Work to do: Tell me how many lines hold "chart", please, using only the number.

Collected material:
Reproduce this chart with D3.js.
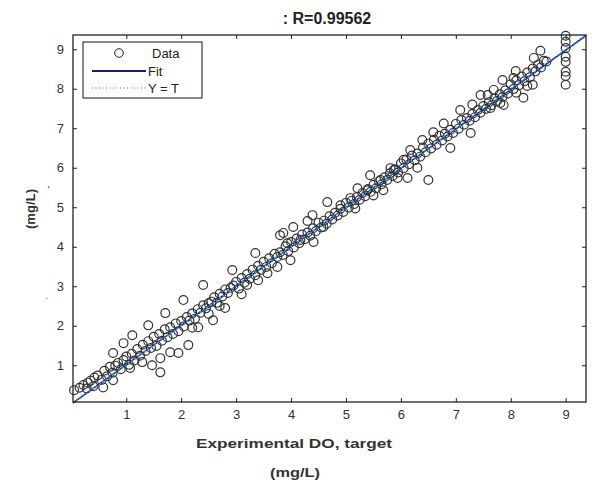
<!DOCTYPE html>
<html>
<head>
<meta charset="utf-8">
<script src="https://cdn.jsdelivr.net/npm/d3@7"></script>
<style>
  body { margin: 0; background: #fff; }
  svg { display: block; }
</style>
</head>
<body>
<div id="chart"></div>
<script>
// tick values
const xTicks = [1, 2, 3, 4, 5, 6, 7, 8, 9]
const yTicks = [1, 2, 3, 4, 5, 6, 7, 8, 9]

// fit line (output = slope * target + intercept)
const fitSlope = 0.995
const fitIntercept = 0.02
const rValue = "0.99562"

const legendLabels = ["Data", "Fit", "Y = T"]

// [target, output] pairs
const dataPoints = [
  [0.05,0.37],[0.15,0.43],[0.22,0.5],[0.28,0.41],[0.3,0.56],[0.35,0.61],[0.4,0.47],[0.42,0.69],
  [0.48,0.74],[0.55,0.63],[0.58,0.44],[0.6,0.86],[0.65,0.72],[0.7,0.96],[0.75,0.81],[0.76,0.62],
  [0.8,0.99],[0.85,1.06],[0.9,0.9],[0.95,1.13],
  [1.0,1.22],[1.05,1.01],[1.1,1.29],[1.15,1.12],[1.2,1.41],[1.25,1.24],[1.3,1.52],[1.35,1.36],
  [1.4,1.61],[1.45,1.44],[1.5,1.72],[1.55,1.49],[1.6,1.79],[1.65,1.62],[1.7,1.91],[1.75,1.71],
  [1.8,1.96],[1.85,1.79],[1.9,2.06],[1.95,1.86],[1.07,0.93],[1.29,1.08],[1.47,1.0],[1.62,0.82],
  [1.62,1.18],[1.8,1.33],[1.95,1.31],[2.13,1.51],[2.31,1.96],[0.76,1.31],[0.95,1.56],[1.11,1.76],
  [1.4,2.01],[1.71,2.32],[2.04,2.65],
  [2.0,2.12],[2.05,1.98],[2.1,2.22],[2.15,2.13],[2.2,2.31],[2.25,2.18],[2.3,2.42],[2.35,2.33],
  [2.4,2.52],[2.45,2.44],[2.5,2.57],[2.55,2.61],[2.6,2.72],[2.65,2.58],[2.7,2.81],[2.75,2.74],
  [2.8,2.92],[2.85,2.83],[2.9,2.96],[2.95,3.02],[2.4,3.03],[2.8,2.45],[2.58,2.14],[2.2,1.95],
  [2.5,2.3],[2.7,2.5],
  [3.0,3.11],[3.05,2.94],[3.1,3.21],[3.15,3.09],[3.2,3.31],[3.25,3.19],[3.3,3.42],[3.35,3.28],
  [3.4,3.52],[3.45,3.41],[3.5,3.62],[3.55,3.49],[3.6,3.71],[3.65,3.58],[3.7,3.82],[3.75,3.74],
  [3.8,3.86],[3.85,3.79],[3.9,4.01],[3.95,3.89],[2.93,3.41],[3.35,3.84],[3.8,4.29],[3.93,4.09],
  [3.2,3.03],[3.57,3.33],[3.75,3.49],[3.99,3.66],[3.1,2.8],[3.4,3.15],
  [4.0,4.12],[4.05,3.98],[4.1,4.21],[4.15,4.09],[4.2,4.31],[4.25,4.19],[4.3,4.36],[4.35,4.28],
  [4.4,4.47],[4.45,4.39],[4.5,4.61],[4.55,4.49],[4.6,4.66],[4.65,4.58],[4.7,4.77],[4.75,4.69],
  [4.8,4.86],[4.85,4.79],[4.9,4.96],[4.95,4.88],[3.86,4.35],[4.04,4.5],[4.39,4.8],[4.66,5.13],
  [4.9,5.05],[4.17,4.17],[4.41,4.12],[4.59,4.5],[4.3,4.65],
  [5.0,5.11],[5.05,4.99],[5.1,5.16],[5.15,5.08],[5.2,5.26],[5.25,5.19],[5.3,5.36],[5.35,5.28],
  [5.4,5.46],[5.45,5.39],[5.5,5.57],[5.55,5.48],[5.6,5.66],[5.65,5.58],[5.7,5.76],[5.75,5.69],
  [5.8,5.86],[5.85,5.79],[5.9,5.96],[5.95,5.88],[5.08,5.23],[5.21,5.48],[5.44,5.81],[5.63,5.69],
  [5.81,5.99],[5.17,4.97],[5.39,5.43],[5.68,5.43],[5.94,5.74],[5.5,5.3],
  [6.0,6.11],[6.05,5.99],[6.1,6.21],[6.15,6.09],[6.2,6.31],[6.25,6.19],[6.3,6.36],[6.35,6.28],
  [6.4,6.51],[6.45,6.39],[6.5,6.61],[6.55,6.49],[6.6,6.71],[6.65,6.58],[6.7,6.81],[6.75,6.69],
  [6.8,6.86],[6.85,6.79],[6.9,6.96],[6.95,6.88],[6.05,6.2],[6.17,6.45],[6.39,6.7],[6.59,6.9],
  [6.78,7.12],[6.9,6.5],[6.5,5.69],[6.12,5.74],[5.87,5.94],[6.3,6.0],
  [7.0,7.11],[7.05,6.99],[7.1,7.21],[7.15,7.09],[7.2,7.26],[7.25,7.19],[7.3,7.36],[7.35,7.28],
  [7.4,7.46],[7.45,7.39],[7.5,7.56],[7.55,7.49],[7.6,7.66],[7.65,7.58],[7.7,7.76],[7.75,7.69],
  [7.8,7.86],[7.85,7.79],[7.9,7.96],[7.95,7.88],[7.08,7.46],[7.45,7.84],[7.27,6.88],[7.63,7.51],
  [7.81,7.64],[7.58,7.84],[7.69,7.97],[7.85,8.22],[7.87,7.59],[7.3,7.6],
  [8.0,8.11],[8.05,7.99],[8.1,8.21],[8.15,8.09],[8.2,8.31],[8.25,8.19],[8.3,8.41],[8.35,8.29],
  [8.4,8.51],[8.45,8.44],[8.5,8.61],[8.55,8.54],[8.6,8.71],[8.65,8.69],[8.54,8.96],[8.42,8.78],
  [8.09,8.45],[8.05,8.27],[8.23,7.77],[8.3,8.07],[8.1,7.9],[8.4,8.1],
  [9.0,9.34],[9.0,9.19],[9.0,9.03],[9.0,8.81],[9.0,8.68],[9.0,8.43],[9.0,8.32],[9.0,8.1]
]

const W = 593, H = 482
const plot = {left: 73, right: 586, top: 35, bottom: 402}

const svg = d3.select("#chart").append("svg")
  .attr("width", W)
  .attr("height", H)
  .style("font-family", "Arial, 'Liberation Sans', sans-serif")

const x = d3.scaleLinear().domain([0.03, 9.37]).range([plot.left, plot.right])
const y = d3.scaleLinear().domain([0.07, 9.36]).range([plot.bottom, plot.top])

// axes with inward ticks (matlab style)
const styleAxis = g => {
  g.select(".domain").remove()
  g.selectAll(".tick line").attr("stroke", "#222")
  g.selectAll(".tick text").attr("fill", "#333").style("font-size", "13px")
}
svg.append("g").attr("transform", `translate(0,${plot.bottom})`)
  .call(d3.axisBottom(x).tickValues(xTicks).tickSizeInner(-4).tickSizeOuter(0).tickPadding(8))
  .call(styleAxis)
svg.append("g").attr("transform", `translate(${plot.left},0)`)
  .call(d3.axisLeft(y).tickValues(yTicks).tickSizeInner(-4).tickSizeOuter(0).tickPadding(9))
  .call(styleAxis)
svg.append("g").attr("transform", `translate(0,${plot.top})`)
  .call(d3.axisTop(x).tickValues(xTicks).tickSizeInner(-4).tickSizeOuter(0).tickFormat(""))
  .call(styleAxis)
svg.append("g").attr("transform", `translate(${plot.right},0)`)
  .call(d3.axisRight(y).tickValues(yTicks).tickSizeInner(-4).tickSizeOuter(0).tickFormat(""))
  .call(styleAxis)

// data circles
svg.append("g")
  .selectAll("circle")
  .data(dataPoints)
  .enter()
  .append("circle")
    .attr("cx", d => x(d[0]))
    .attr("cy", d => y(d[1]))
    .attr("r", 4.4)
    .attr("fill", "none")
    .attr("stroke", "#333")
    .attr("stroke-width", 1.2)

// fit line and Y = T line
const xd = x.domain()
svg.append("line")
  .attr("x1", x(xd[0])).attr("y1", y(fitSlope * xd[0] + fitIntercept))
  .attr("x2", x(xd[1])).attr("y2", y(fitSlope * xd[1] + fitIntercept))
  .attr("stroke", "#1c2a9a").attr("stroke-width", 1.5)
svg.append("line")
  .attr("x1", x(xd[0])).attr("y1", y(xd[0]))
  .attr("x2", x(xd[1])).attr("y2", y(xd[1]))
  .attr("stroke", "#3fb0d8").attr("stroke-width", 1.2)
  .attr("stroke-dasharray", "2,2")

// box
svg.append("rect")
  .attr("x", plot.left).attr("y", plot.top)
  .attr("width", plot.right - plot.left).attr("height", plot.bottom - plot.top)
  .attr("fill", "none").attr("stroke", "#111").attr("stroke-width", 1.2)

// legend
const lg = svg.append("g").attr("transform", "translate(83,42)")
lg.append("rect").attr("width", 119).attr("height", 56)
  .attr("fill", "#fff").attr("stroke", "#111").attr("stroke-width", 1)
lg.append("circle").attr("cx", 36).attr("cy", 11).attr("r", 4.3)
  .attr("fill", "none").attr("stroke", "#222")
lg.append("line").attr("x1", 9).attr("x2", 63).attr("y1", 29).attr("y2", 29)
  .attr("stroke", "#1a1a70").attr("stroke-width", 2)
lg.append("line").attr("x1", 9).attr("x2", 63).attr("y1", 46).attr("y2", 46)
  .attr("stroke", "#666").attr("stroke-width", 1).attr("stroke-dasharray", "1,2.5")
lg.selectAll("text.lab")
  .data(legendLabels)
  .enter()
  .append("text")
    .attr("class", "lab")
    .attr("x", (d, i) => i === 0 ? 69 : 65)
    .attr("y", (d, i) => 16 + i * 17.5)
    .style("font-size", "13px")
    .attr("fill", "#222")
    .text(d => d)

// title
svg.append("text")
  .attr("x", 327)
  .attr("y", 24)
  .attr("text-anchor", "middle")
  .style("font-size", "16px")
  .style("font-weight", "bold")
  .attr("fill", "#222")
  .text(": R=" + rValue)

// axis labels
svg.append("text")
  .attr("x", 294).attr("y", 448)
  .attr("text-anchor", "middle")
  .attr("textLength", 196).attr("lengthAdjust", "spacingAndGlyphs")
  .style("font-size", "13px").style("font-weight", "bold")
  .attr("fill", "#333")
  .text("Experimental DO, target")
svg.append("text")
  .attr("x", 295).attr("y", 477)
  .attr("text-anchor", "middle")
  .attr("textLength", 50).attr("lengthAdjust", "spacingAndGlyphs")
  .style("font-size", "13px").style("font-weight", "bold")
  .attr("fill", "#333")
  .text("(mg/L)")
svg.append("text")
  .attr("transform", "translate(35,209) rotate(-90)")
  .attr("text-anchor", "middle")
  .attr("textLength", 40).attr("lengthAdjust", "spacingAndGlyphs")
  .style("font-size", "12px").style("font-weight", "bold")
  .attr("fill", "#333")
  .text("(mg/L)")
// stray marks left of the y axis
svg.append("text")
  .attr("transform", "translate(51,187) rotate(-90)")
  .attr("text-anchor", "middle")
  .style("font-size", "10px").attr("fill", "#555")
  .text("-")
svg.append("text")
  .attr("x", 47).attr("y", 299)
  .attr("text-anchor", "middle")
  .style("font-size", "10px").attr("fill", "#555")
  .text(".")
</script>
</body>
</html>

Written solution: 3